§ **GIVEN TASK**
Nothing but the lines from the top of the data to the line holding "from bokeh.resources import INLINE" should be printed, word for word and both ends included; leave the pictures out.
————
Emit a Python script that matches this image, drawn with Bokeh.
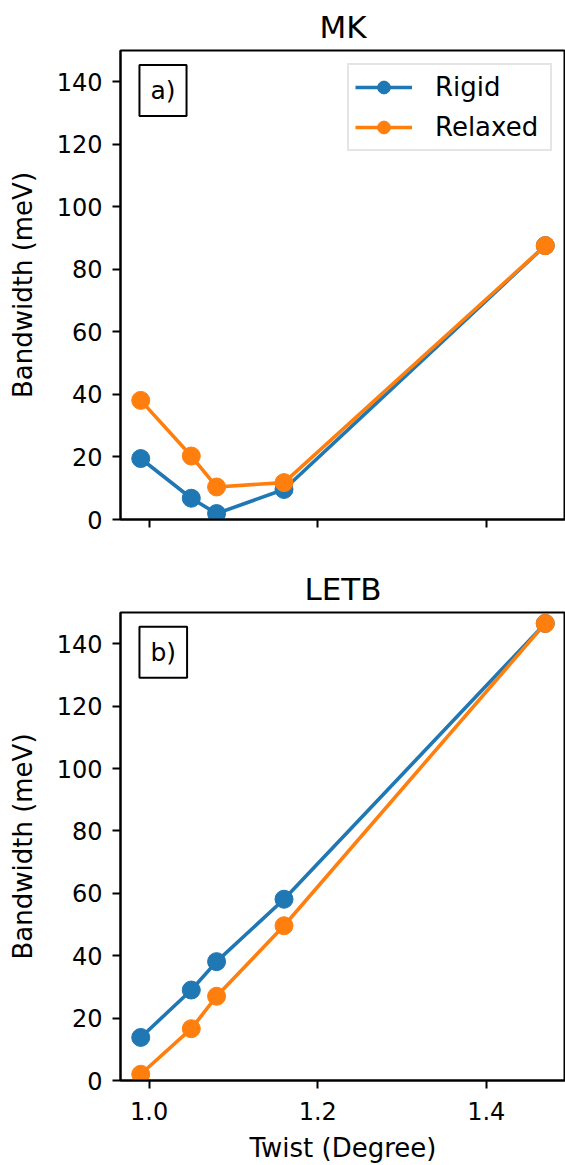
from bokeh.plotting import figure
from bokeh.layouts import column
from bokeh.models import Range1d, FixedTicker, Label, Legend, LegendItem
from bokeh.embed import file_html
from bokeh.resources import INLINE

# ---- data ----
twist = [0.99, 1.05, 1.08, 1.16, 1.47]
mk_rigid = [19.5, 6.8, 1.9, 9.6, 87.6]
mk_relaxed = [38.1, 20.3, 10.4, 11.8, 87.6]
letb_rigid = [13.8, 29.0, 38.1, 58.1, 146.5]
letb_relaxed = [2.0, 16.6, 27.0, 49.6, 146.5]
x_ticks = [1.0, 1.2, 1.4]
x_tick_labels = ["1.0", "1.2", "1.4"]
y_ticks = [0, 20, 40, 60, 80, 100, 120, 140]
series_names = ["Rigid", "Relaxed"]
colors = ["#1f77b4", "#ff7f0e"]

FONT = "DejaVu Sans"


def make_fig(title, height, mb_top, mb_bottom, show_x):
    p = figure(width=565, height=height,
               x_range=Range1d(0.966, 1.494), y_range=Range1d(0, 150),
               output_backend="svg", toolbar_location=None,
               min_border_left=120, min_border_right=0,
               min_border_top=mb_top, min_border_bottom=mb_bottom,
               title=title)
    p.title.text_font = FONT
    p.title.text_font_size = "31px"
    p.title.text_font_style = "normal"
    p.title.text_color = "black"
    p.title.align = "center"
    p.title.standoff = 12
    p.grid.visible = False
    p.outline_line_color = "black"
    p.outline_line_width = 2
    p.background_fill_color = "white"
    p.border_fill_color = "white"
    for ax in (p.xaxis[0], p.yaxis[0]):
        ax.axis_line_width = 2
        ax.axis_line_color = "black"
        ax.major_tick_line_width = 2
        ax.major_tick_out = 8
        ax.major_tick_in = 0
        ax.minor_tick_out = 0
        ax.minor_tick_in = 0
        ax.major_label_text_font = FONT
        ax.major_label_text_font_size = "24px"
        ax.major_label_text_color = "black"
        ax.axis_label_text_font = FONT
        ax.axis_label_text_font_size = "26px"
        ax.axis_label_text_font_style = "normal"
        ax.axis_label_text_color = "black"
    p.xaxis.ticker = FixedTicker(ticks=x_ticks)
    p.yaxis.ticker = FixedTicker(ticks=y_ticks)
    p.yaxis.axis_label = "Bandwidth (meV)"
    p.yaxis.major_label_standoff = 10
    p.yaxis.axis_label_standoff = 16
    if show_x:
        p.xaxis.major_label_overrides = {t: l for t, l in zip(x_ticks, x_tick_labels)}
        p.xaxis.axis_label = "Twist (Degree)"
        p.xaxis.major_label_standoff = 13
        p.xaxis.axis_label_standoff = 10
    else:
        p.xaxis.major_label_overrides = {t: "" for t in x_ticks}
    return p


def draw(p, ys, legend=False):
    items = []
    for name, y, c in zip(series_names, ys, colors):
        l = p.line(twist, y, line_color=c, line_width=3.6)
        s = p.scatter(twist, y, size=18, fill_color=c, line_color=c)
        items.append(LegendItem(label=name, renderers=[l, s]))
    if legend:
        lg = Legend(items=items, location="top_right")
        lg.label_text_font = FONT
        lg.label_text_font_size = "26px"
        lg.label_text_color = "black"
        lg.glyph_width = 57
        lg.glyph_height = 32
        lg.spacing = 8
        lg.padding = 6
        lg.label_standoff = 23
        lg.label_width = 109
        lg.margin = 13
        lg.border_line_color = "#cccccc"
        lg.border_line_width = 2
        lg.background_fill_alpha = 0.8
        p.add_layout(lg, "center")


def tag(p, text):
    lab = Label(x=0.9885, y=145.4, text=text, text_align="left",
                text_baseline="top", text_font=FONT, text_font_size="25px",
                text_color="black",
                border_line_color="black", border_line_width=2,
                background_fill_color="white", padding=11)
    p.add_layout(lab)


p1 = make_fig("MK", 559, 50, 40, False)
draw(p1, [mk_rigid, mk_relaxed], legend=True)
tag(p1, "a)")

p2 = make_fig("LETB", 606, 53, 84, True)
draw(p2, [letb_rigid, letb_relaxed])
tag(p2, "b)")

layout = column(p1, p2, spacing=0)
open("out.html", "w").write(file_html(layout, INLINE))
————
§ **TASK RESULT**
Emit a Python script that matches this image, drawn with Bokeh.
from bokeh.plotting import figure
from bokeh.layouts import column
from bokeh.models import Range1d, FixedTicker, Label, Legend, LegendItem
from bokeh.embed import file_html
from bokeh.resources import INLINE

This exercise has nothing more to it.